>>>

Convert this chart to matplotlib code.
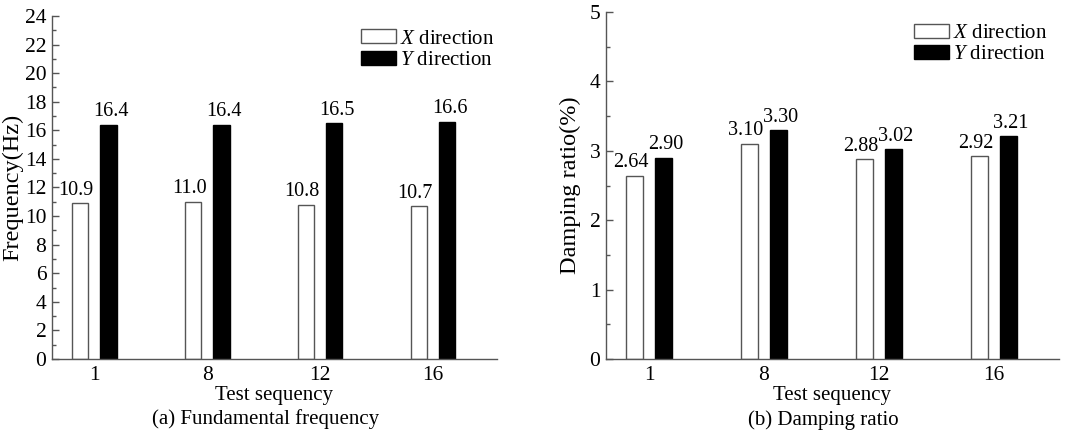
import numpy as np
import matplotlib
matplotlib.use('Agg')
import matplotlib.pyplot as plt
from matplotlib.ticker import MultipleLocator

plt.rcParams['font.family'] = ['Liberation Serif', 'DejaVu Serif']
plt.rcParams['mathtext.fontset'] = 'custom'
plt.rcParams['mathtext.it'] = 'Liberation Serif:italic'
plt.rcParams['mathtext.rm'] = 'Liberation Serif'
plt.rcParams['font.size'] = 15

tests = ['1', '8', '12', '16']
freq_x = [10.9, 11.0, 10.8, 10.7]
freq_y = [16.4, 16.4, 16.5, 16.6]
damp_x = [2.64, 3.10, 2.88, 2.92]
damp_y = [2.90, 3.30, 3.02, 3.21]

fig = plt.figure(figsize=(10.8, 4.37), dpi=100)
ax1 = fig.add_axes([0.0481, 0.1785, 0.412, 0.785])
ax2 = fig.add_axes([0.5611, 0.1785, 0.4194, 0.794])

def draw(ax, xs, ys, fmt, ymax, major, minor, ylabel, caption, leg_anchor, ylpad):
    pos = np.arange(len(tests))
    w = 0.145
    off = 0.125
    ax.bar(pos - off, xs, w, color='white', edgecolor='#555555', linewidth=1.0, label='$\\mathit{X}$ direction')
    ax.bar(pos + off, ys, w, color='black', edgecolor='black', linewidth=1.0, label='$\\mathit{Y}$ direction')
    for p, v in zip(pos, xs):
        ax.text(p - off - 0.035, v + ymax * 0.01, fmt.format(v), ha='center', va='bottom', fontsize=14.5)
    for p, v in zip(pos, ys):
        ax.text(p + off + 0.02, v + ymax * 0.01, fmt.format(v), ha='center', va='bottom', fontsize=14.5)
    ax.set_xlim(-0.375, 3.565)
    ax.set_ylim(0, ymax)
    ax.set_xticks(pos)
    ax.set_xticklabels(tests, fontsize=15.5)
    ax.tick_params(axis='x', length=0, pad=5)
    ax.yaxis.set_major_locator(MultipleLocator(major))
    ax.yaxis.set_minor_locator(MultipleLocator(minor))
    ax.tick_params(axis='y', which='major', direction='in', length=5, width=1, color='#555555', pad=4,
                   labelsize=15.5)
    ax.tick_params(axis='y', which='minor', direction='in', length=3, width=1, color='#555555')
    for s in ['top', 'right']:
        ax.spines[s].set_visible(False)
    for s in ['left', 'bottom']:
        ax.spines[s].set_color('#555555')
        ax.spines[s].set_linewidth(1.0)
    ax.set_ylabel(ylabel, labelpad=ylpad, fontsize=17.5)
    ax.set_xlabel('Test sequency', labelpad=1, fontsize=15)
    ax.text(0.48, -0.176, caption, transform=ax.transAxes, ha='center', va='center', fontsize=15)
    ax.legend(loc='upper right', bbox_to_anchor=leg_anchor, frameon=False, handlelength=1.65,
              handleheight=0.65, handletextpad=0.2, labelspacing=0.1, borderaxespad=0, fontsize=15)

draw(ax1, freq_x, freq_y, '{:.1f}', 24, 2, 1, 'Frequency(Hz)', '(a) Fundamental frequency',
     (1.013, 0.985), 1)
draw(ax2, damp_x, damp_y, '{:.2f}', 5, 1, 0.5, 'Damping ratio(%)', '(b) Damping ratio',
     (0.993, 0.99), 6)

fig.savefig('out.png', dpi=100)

<<<
>>>

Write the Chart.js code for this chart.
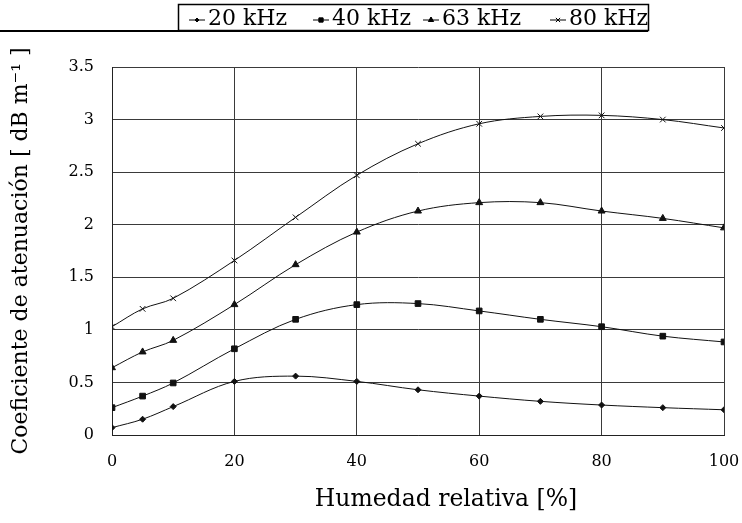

<<<

- **GIVEN EXERCISE**
From the records above, copy exactly the stretch from the line holding "Convert this chart to matplotlib code." through the line holding "ax2 = fig.add_axes([0.5611, 0.1785, 0.4194, 0.794])", both ends included, without the pictures.

- **ANSWER BELOW**
Convert this chart to matplotlib code.
import numpy as np
import matplotlib
matplotlib.use('Agg')
import matplotlib.pyplot as plt
from matplotlib.ticker import MultipleLocator

plt.rcParams['font.family'] = ['Liberation Serif', 'DejaVu Serif']
plt.rcParams['mathtext.fontset'] = 'custom'
plt.rcParams['mathtext.it'] = 'Liberation Serif:italic'
plt.rcParams['mathtext.rm'] = 'Liberation Serif'
plt.rcParams['font.size'] = 15

tests = ['1', '8', '12', '16']
freq_x = [10.9, 11.0, 10.8, 10.7]
freq_y = [16.4, 16.4, 16.5, 16.6]
damp_x = [2.64, 3.10, 2.88, 2.92]
damp_y = [2.90, 3.30, 3.02, 3.21]

fig = plt.figure(figsize=(10.8, 4.37), dpi=100)
ax1 = fig.add_axes([0.0481, 0.1785, 0.412, 0.785])
ax2 = fig.add_axes([0.5611, 0.1785, 0.4194, 0.794])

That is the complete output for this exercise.